▶ **Exercise aim**
Return nothing but the lines from the one with "Write a component" through the one with "const ref = useRef<HTMLCanvasElement |" in the data below, word for word and without pictures.

▶ **Excerpted records**
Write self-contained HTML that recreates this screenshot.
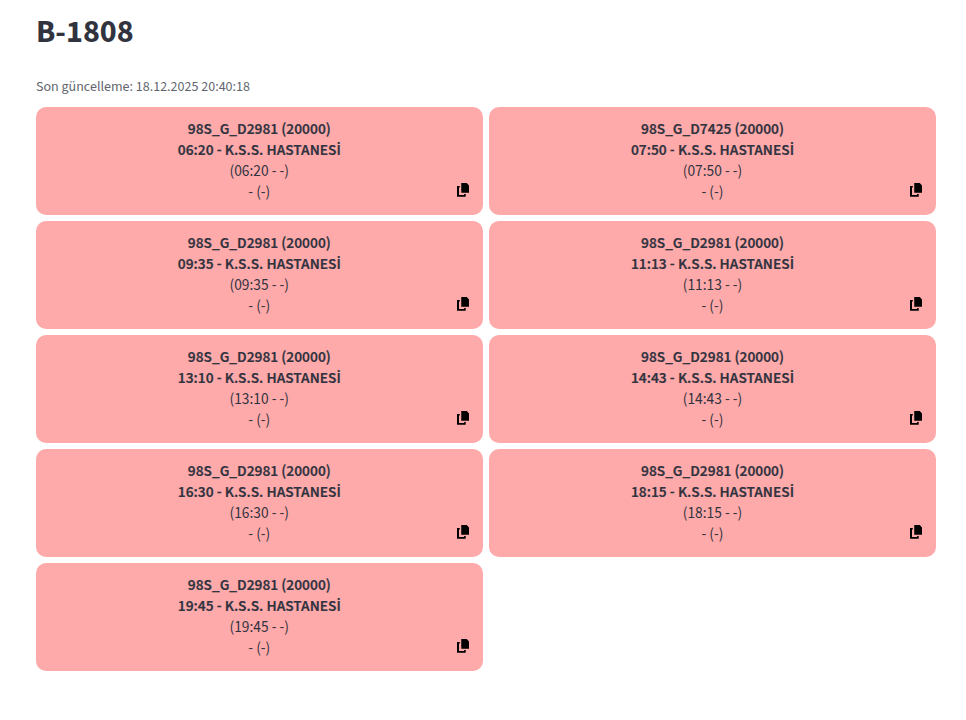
<!DOCTYPE html>
<html lang="tr">
<head>
<meta charset="utf-8">
<title>B-1808</title>
<style>
html,body{margin:0;padding:0;background:#ffffff;}
body{width:966px;height:720px;overflow:hidden;position:relative;
  font-family:"Source Sans 3","Source Sans Pro","Liberation Sans",sans-serif;color:#31333f;}
h1{position:absolute;left:36px;top:12px;margin:0;font-size:32px;line-height:40px;font-weight:700;color:#31333f;letter-spacing:0;}
.cap{position:absolute;left:36px;top:77px;margin:0;font-size:14px;line-height:20px;color:#62656e;font-weight:430;}
.card{position:absolute;width:446.6px;height:107.5px;background:#ffaaaa;border-radius:10px;text-align:center;font-size:15.4px;line-height:21px;font-weight:450;}
.card .t{position:absolute;left:0;right:0;top:12px;}
.card p{margin:0;}
.card b{font-weight:650;-webkit-text-stroke:0.2px #31333f;}
.card svg{position:absolute;left:421px;top:76px;width:12px;height:14px;overflow:visible;}
.l{left:36px;}
.r{left:489.2px;}
html.fb h1{font-size:29.7px;}
html.fb .cap{font-size:12.7px;}
html.fb .card{font-size:13.7px;}
</style>
<script>
(function(){try{var c=document.createElement('canvas').getContext('2d');var t='mmmmmmmmmmlli10OQwW';c.font='72px monospace';var a=c.measureText(t).width;c.font='72px "Source Sans 3", monospace';var b=c.measureText(t).width;if(Math.abs(a-b)<0.5){document.documentElement.className='fb';}}catch(e){}})();
</script>
</head>
<body>
<h1>B-1808</h1>
<p class="cap">Son güncelleme: 18.12.2025 20:40:18</p>

<div class="card l" style="top:107px"><div class="t"><p><b>98S_G_D2981 (20000)</b></p><p><b>06:20 - K.S.S. HASTANESİ</b></p><p>(06:20 - -)</p><p>- (-)</p></div><svg viewBox="0 0 12 14"><path d="M0 3.1H2.8V4.5H2V11.9H7.1V11.1H8.7V13.7H0Z M4.25 0H9.8L12 2.4V9.8H4.25Z" fill="#000"/></svg></div>
<div class="card r" style="top:107px"><div class="t"><p><b>98S_G_D7425 (20000)</b></p><p><b>07:50 - K.S.S. HASTANESİ</b></p><p>(07:50 - -)</p><p>- (-)</p></div><svg viewBox="0 0 12 14"><path d="M0 3.1H2.8V4.5H2V11.9H7.1V11.1H8.7V13.7H0Z M4.25 0H9.8L12 2.4V9.8H4.25Z" fill="#000"/></svg></div>

<div class="card l" style="top:221px"><div class="t"><p><b>98S_G_D2981 (20000)</b></p><p><b>09:35 - K.S.S. HASTANESİ</b></p><p>(09:35 - -)</p><p>- (-)</p></div><svg viewBox="0 0 12 14"><path d="M0 3.1H2.8V4.5H2V11.9H7.1V11.1H8.7V13.7H0Z M4.25 0H9.8L12 2.4V9.8H4.25Z" fill="#000"/></svg></div>
<div class="card r" style="top:221px"><div class="t"><p><b>98S_G_D2981 (20000)</b></p><p><b>11:13 - K.S.S. HASTANESİ</b></p><p>(11:13 - -)</p><p>- (-)</p></div><svg viewBox="0 0 12 14"><path d="M0 3.1H2.8V4.5H2V11.9H7.1V11.1H8.7V13.7H0Z M4.25 0H9.8L12 2.4V9.8H4.25Z" fill="#000"/></svg></div>

<div class="card l" style="top:335px"><div class="t"><p><b>98S_G_D2981 (20000)</b></p><p><b>13:10 - K.S.S. HASTANESİ</b></p><p>(13:10 - -)</p><p>- (-)</p></div><svg viewBox="0 0 12 14"><path d="M0 3.1H2.8V4.5H2V11.9H7.1V11.1H8.7V13.7H0Z M4.25 0H9.8L12 2.4V9.8H4.25Z" fill="#000"/></svg></div>
<div class="card r" style="top:335px"><div class="t"><p><b>98S_G_D2981 (20000)</b></p><p><b>14:43 - K.S.S. HASTANESİ</b></p><p>(14:43 - -)</p><p>- (-)</p></div><svg viewBox="0 0 12 14"><path d="M0 3.1H2.8V4.5H2V11.9H7.1V11.1H8.7V13.7H0Z M4.25 0H9.8L12 2.4V9.8H4.25Z" fill="#000"/></svg></div>

<div class="card l" style="top:449px"><div class="t"><p><b>98S_G_D2981 (20000)</b></p><p><b>16:30 - K.S.S. HASTANESİ</b></p><p>(16:30 - -)</p><p>- (-)</p></div><svg viewBox="0 0 12 14"><path d="M0 3.1H2.8V4.5H2V11.9H7.1V11.1H8.7V13.7H0Z M4.25 0H9.8L12 2.4V9.8H4.25Z" fill="#000"/></svg></div>
<div class="card r" style="top:449px"><div class="t"><p><b>98S_G_D2981 (20000)</b></p><p><b>18:15 - K.S.S. HASTANESİ</b></p><p>(18:15 - -)</p><p>- (-)</p></div><svg viewBox="0 0 12 14"><path d="M0 3.1H2.8V4.5H2V11.9H7.1V11.1H8.7V13.7H0Z M4.25 0H9.8L12 2.4V9.8H4.25Z" fill="#000"/></svg></div>

<div class="card l" style="top:563px"><div class="t"><p><b>98S_G_D2981 (20000)</b></p><p><b>19:45 - K.S.S. HASTANESİ</b></p><p>(19:45 - -)</p><p>- (-)</p></div><svg viewBox="0 0 12 14"><path d="M0 3.1H2.8V4.5H2V11.9H7.1V11.1H8.7V13.7H0Z M4.25 0H9.8L12 2.4V9.8H4.25Z" fill="#000"/></svg></div>
</body>
</html>
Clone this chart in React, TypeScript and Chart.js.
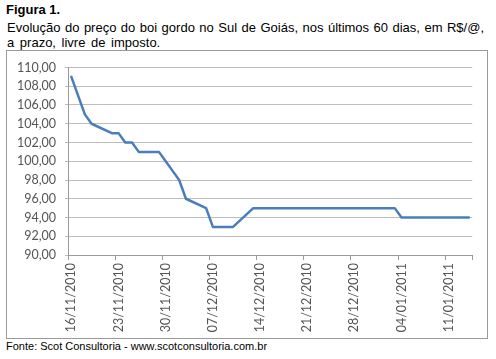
import React, { useEffect, useRef } from "react";
import { Chart, registerables } from "chart.js";

Chart.register(...registerables);

// Categories: each day of the last 60 days
const dateLabels: string[] = [
  "16/11/2010", "17/11/2010", "18/11/2010", "19/11/2010", "20/11/2010", "21/11/2010", "22/11/2010",
  "23/11/2010", "24/11/2010", "25/11/2010", "26/11/2010", "27/11/2010", "28/11/2010", "29/11/2010",
  "30/11/2010", "01/12/2010", "02/12/2010", "03/12/2010", "04/12/2010", "05/12/2010", "06/12/2010",
  "07/12/2010", "08/12/2010", "09/12/2010", "10/12/2010", "11/12/2010", "12/12/2010", "13/12/2010",
  "14/12/2010", "15/12/2010", "16/12/2010", "17/12/2010", "18/12/2010", "19/12/2010", "20/12/2010",
  "21/12/2010", "22/12/2010", "23/12/2010", "24/12/2010", "25/12/2010", "26/12/2010", "27/12/2010",
  "28/12/2010", "29/12/2010", "30/12/2010", "31/12/2010", "01/01/2011", "02/01/2011", "03/01/2011",
  "04/01/2011", "05/01/2011", "06/01/2011", "07/01/2011", "08/01/2011", "09/01/2011", "10/01/2011",
  "11/01/2011", "12/01/2011", "13/01/2011", "14/01/2011",
];

// Price in R$/@ (null = no quote, weekend)
const prices: (number | null)[] = [
  109, 107, 105, 104, null, null, 103,
  103, 102, 102, 101, null, null, 101,
  100, 99, 98, 96, null, null, 95,
  93, 93, 93, 93, null, null, 95,
  95, 95, 95, 95, null, null, 95,
  95, 95, 95, 95, null, null, 95,
  95, 95, 95, 95, null, null, 95,
  94, 94, 94, 94, null, null, 94,
  94, 94, 94, 94,
];

const labelEvery = 7;
const yMin = 90;
const yMax = 110;
const yStep = 2;

const titleBold = "Figura 1.";
const titleLine1 = "Evolução do preço do boi gordo no Sul de Goiás, nos últimos 60 dias, em R$/@,";
const titleLine2 = "a prazo, livre de imposto.";
const footer = "Fonte: Scot Consultoria - www.scotconsultoria.com.br";

export default function App() {
  const ref = useRef<HTMLCanvasElement>(null);

  useEffect(() => {
    if (!ref.current) return;
    const tickFont = { family: "Lato, 'Liberation Sans', Arial, sans-serif", size: 12.5 };
    const chart = new Chart(ref.current, {
      type: "line",
      data: {
        labels: dateLabels,
        datasets: [
          {
            data: prices,
            borderColor: "#4a7ebb",
            borderWidth: 2.5,
            pointRadius: 0,
            spanGaps: true,
            tension: 0,
            borderJoinStyle: "round",
            borderCapStyle: "round",
          },
        ],
      },
      options: {
        animation: false,
        responsive: false,
        devicePixelRatio: 1,
        layout: { padding: { top: 14, right: 14, left: 0, bottom: 0 } },
        plugins: { legend: { display: false }, tooltip: { enabled: false } },
        scales: {
          x: {
            type: "category",
            offset: true,
            grid: {
              offset: true,
              drawOnChartArea: false,
              drawTicks: true,
              tickLength: 5,
              color: (ctx: any) =>
                ctx.index === undefined || ctx.index % labelEvery === 0 ? "#9a9a9a" : "rgba(0,0,0,0)",
            },
            border: { color: "#9a9a9a", width: 1 },
            ticks: {
              autoSkip: false,
              maxRotation: 90,
              minRotation: 90,
              padding: 3,
              color: "#555555",
              font: tickFont,
              callback: (_v: any, i: number) => (i % labelEvery === 0 ? dateLabels[i] : ""),
            },
            afterFit: (scale: any) => {
              scale.height = 83;
            },
          },
          y: {
            min: yMin,
            max: yMax,
            grid: { color: "#bdbdbd", tickLength: 3, drawTicks: true },
            border: { color: "#9a9a9a", width: 1 },
            ticks: {
              stepSize: yStep,
              padding: 9,
              color: "#555555",
              font: tickFont,
              callback: (v: any) => Number(v).toFixed(2).replace(".", ","),
            },
            afterFit: (scale: any) => {
              scale.width = 61;
            },
          },
        },
      },
    } as any);
    return () => chart.destroy();
  }, []);

  const textFont = "'Liberation Sans', Arial, sans-serif";

  return (
    <div
      style={{
        position: "fixed",
        left: 0,
        top: 0,
        width: 496,
        height: 359,
        background: "#ffffff",
        fontFamily: textFont,
        color: "#000",
        overflow: "hidden",
      }}
    >
      <div
        style={{
          position: "absolute",
          left: 6,
          top: 2,
          fontSize: 13,
          fontWeight: "bold",
          lineHeight: "15px",
          whiteSpace: "nowrap",
        }}
      >
        {titleBold}
      </div>
      <div
        style={{
          position: "absolute",
          left: 7,
          top: 20,
          width: 477,
          fontSize: 13,
          lineHeight: "15px",
          textAlign: "justify",
          textAlignLast: "justify" as any,
          whiteSpace: "nowrap",
        }}
      >
        {titleLine1}
      </div>
      <div
        style={{
          position: "absolute",
          left: 7,
          top: 35,
          fontSize: 13,
          lineHeight: "15px",
          whiteSpace: "nowrap",
          wordSpacing: 2,
        }}
      >
        {titleLine2}
      </div>
      <div
        style={{
          position: "absolute",
          left: 6,
          top: 50,
          width: 480,
          height: 287,
          border: "1px solid #9b9b9b",
        }}
      >
        <canvas ref={ref} width={480} height={287} style={{ display: "block", width: 480, height: 287 }} />
      </div>
      <div
        style={{
          position: "absolute",
          left: 6,
          top: 340,
          fontSize: 11,
          lineHeight: "13px",
          whiteSpace: "nowrap",
        }}
      >
        {footer}
      </div>
    </div>
  );
}
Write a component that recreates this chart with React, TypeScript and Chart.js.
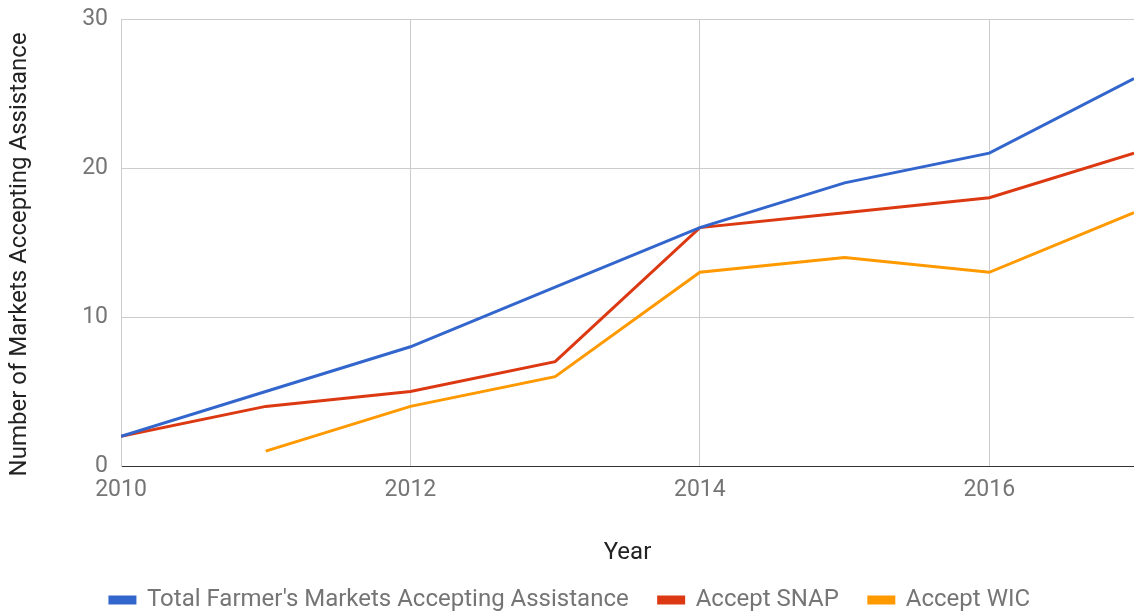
import React, { useEffect, useRef } from "react";
import { Chart, registerables } from "chart.js";

Chart.register(...registerables);

const years = [2010, 2011, 2012, 2013, 2014, 2015, 2016, 2017];
const totalAssist = [2, 5, 8, 12, 16, 19, 21, 26];
const acceptSnap = [2, 4, 5, 7, 16, 17, 18, 21];
const acceptWic: (number | null)[] = [null, 1, 4, 6, 13, 14, 13, 17];
const xTickValues = [2010, 2012, 2014, 2016];
const seriesNames = [
  "Total Farmer's Markets Accepting Assistance",
  "Accept SNAP",
  "Accept WIC",
];
const yTitle = "Number of Markets Accepting Assistance";
const xTitle = "Year";

const FONT = "Roboto, 'Noto Sans', sans-serif";

export default function App() {
  const ref = useRef<HTMLCanvasElement | null>(null);

  useEffect(() => {
    if (!ref.current) return;
    const toPts = (arr: (number | null)[]) => years.map((x, i) => ({ x, y: arr[i] }));
    const legendFix = {
      id: "legendFix",
      afterInit(chart: any) {
        const lg = chart.legend;
        if (!lg) return;
        const orig = lg.fit.bind(lg);
        lg.fit = function () {
          orig();
          this.height = 58;
        };
      },
    };
    const chart = new Chart(ref.current, {
      type: "line",
      data: {
        datasets: [
          { label: seriesNames[0], data: toPts(totalAssist), borderColor: "#3366CC", backgroundColor: "#3366CC" },
          { label: seriesNames[1], data: toPts(acceptSnap), borderColor: "#DC3912", backgroundColor: "#DC3912" },
          { label: seriesNames[2], data: toPts(acceptWic), borderColor: "#FF9900", backgroundColor: "#FF9900" },
        ] as any,
      },
      plugins: [legendFix],
      options: {
        animation: false,
        responsive: false,
        maintainAspectRatio: false,
        layout: { padding: { left: 6, top: 19, right: 0, bottom: 0 } },
        elements: {
          line: { borderWidth: 3, tension: 0 },
          point: { radius: 0, hoverRadius: 0 },
        },
        plugins: {
          tooltip: { enabled: false },
          legend: {
            position: "bottom",
            align: "center",
            labels: {
              boxWidth: 25,
              boxHeight: 6,
              padding: 30,
              color: "#757575",
              font: { family: FONT, size: 24 },
            },
          },
        },
        scales: {
          x: {
            type: "linear",
            min: 2010,
            max: 2017,
            afterBuildTicks: (s: any) => {
              s.ticks = xTickValues.map((v) => ({ value: v }));
            },
            afterFit: (s: any) => {
              s.height = 92;
              s.paddingLeft = 0;
              s.paddingRight = 0;
              s.paddingTop = 0;
              s.paddingBottom = 0;
            },
            grid: { color: "#cccccc", drawTicks: false },
            border: { color: "#333333", width: 1 },
            ticks: {
              padding: 10,
              color: "#757575",
              font: { family: FONT, size: 23 },
              maxRotation: 0,
              callback: (v: any) => String(v),
            },
            title: {
              display: true,
              text: xTitle,
              color: "#222222",
              font: { family: FONT, size: 24 },
              padding: { top: 0, bottom: -9 },
            },
          },
          y: {
            min: 0,
            max: 30,
            afterFit: (s: any) => {
              s.width = 115;
              s.paddingTop = 0;
              s.paddingBottom = 0;
              s.paddingLeft = 0;
              s.paddingRight = 0;
            },
            grid: {
              drawTicks: false,
              color: (c: any) => (c.tick && c.tick.value === 0 ? "#333333" : "#cccccc"),
            },
            border: { color: "#cccccc" },
            ticks: {
              stepSize: 10,
              padding: 13,
              color: "#757575",
              font: { family: FONT, size: 23 },
            },
            title: {
              display: true,
              text: yTitle + "    ",
              color: "#222222",
              font: { family: FONT, size: 24 },
              padding: { top: 0, bottom: 0 },
            },
          },
        },
      } as any,
    });
    return () => chart.destroy();
  }, []);

  return (
    <div style={{ position: "absolute", left: 0, top: 0, width: 1134, height: 616, background: "#fff" }}>
      <canvas ref={ref} width={1134} height={616} style={{ display: "block" }} />
    </div>
  );
}
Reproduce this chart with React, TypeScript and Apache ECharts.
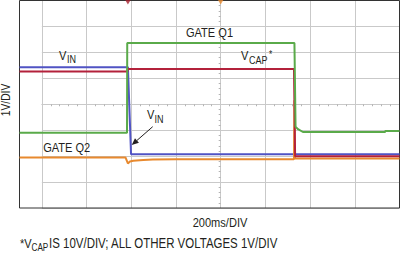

▶ **Result**
Write a component that recreates this chart with React, TypeScript and Chart.js.
import React, { useEffect, useRef } from "react";
import { Chart, registerables } from "chart.js";

Chart.register(...registerables);

const years = [2010, 2011, 2012, 2013, 2014, 2015, 2016, 2017];
const totalAssist = [2, 5, 8, 12, 16, 19, 21, 26];
const acceptSnap = [2, 4, 5, 7, 16, 17, 18, 21];
const acceptWic: (number | null)[] = [null, 1, 4, 6, 13, 14, 13, 17];
const xTickValues = [2010, 2012, 2014, 2016];
const seriesNames = [
  "Total Farmer's Markets Accepting Assistance",
  "Accept SNAP",
  "Accept WIC",
];
const yTitle = "Number of Markets Accepting Assistance";
const xTitle = "Year";

const FONT = "Roboto, 'Noto Sans', sans-serif";

export default function App() {
  const ref = useRef<HTMLCanvasElement | null>(null);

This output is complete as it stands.